Agnes's mother-in-law delivered her three oldest children in her home in Rocher River. She said in the old times when babies were coming the midwife made a mother work very hard.

She said they made an expectant woman cook bannock, make soup and rice pudding to keep her upright and moving a week before she is to deliver.

"Now they tell you you're pregnant so stay in bed because you've got high blood pressure or something.

"In the old time it's not that way. You have to make moose hides until you're baby is born."

Agnes sat unmoving in her chair as her conversation flipped from pregnancy to hunting and ultimately to food.

"The only thing that is hard about now is (getting) wild meat," Agnes explained. "But it's still okay because my sons, they hunt and they always get meat for me and they cook for me but I'd like to eat it every day."

Agnes chuckled and became very excited at the thought of caribou, fish and reindeer.

Although her life in Yellowknife and in the North is a path strewn with various stones small and large, some can be moved, overturned or simply peeked under for insight and experience.

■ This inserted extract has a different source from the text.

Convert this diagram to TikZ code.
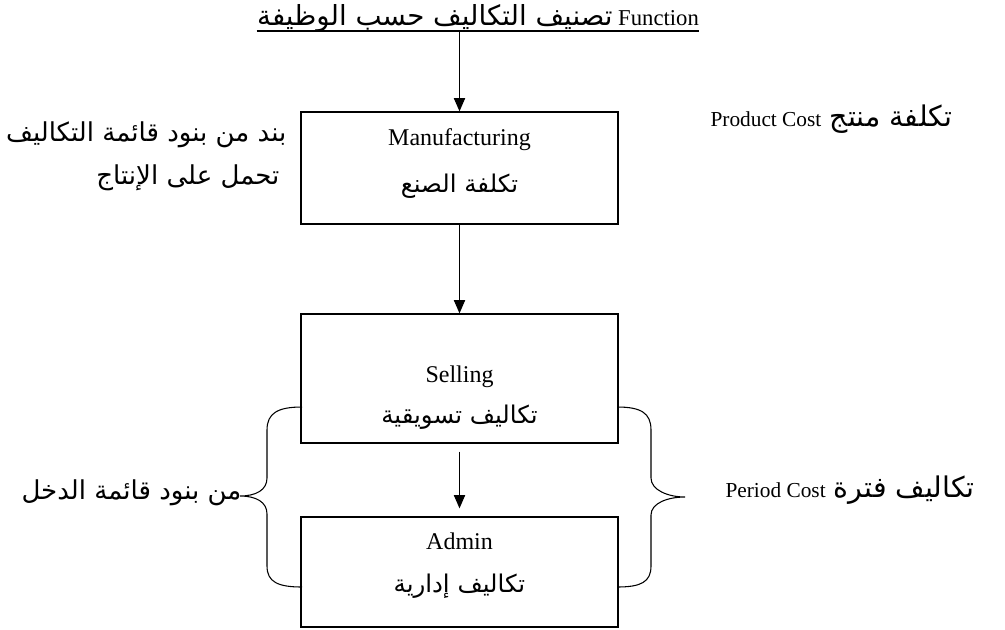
\documentclass[tikz,border=0pt]{standalone}
\usepackage{fontspec}
\setmainfont{Liberation Serif}
\newfontfamily\arabicfont[Script=Arabic,Scale=1.22]{DejaVu Sans}
\TeXXeTstate=1
\usetikzlibrary{arrows.meta}

\begin{document}
\begin{tikzpicture}[x=0.75pt,y=-0.75pt,line width=0.8pt,
  >={Triangle[length=10pt,width=8.5pt]},
  costbox/.style={draw,shape=rectangle,line width=1pt,minimum width=237.75pt},
  bigtext/.style={font=\fontsize{16}{19}\selectfont,inner sep=0pt,anchor=base},
  boxtext/.style={font=\fontsize{18}{21}\selectfont,inner sep=0pt,anchor=base},
  boxarab/.style={font=\fontsize{15}{18}\selectfont,inner sep=0pt,anchor=base}]

  \useasboundingbox (0,0) rectangle (1005,629);

  \draw (478,25) node [bigtext,font=\fontsize{17}{20}\selectfont] (title)
  {{\arabicfont\beginR تصنيف التكاليف حسب الوظيفة\endR} Function};
  \draw ([yshift=-4.5pt]title.base west) -- ([yshift=-4.5pt]title.base east);
  \coordinate (uline) at ([yshift=-4.5pt]title.base);

  % the three cost boxes
  \draw (459.5,168) node [costbox,minimum height=84pt] (manu) {};
  \draw (459.5,378.5) node [costbox,minimum height=96.75pt] (sell) {};
  \draw (459.5,572) node [costbox,minimum height=82.5pt] (admin) {};

  \draw (459.5,145) node [boxtext] (manuEn) {Manufacturing};
  \draw (459.5,192) node [boxarab] (manuAr) {\arabicfont\beginR تكلفة الصنع\endR};
  \draw (459.5,382) node [boxtext] (sellEn) {Selling};
  \draw (459.5,423) node [boxarab] (sellAr) {\arabicfont\beginR تكاليف تسويقية\endR};
  \draw (459.5,549) node [boxtext] (adminEn) {Admin};
  \draw (459.5,592) node [boxarab] (adminAr) {\arabicfont\beginR تكاليف إدارية\endR};

  % side labels
  \draw (287,141) node [bigtext,anchor=base east] (itemA)
  {\arabicfont\beginR بند من بنود قائمة التكاليف\endR};
  \draw (280,184) node [bigtext,anchor=base east] (itemB)
  {\arabicfont\beginR تحمل على الإنتاج\endR};
  \draw (710,126) node [bigtext,anchor=base west] (product)
  {\arabicfont\beginR {\fontsize{17.5}{20}\selectfont تكلفة منتج} \beginL\rmfamily Product Cost\endL\endR};
  \draw (242,499) node [bigtext,anchor=base east] (income)
  {\arabicfont\beginR من بنود قائمة الدخل\endR};
  \draw (725,497) node [bigtext,anchor=base west] (period)
  {\arabicfont\beginR {\fontsize{17.5}{20}\selectfont تكاليف فترة} \beginL\rmfamily Period Cost\endL\endR};

  \draw[->] (manu.north |- uline) -- (manu.north);
  \draw[->] (manu.south) -- (sell.north);
  \draw[->,shorten <=6pt,shorten >=6pt] (sell.south) -- (admin.north);

  % braces
  \draw (302,407) .. controls (278,407) and (267,413) .. (267,430)
    -- (267,478) .. controls (267,490) and (256,496) .. (240,496)
    .. controls (256,496) and (267,502) .. (267,514)
    -- (267,566) .. controls (267,582) and (278,587) .. (302,587);
  \draw (617,407) .. controls (641,407) and (651,413) .. (651,430)
    -- (651,478) .. controls (651,490) and (668,497) .. (685,497)
    .. controls (668,497) and (651,503) .. (651,515)
    -- (651,566) .. controls (651,582) and (641,587) .. (617,587);

\end{tikzpicture}
\end{document}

Agnes expressed only one regret as she sat comfortably, glancing up now and then from her growing crocheted chair cover.

"My Dad was a Scotsman; he wasn't an Indian. Although he was a really old man he didn't know much about hunting and things like that so people used to give him meat and as soon as he got it he bottled it up.

"If they gave him ducks he'd bottle the ducks and if they gave him fish he'd bottle the fish and it was excellent.

"At that time I never thought tomorrow would come and I never even watched how he did it. I thought, 'oh,it was so good.'

"Sometimes I think if I could taste it one more time... I don't think I ever will though, not the way he did it."